The lawsuit claims Texas and its voters were treated unfairly by changes in election laws in four states because the changes skewed overall election results. The states are Pennsylvania, Wisconsin, Michigan, and Georgia. An error in presidential election results would also mean the vice president pick is flawed. And because the vice president is often the tiebreaker for which party holds the Senate majority, this would affect Texas’s representation in the Senate.
Attorney Robert Henneke, General Counsel of Texas Public Policy Foundation, called this a “game-changer” and a new constitutional argument that hasn’t been raised in any 2020 election filings.
“It’s a standalone claim that’s one that only a state like Texas could bring. And this is far from being over. This is a serious challenge to the constitutionality of the outcome in these various states, and it’s one that the Supreme Court should take up, should resolve on an expedited basis,” said Henneke.
Henneke said this case can be thought of like a sporting event. If one team breaks all of the rules, he asked if you could really count on the outcome of the score.
Some say that the Supreme Court is unlikely to take up the case. Henneke says he believes the Supreme Court will have to respond to the lawsuit.
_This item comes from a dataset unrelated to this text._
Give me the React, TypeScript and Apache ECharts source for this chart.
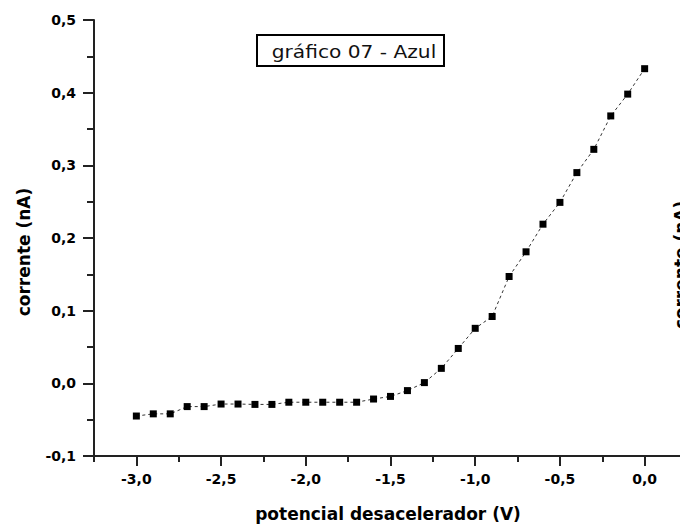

Pennsylvania, Wisconsin, and Michigan’s Attorney Generals called the lawsuit meritless and a “publicity stunt.”
Henneke says the defendant states are simply acting like defendants.
“It’s no surprise to me that they have embarrassment over that fact and deeply desire to have this ignored and swept underneath the rug,” said Henneke.
He said the only constitutional deadline is Jan. 20—Inauguration Day, and believes there’s more than enough time for the Supreme Court to get it right.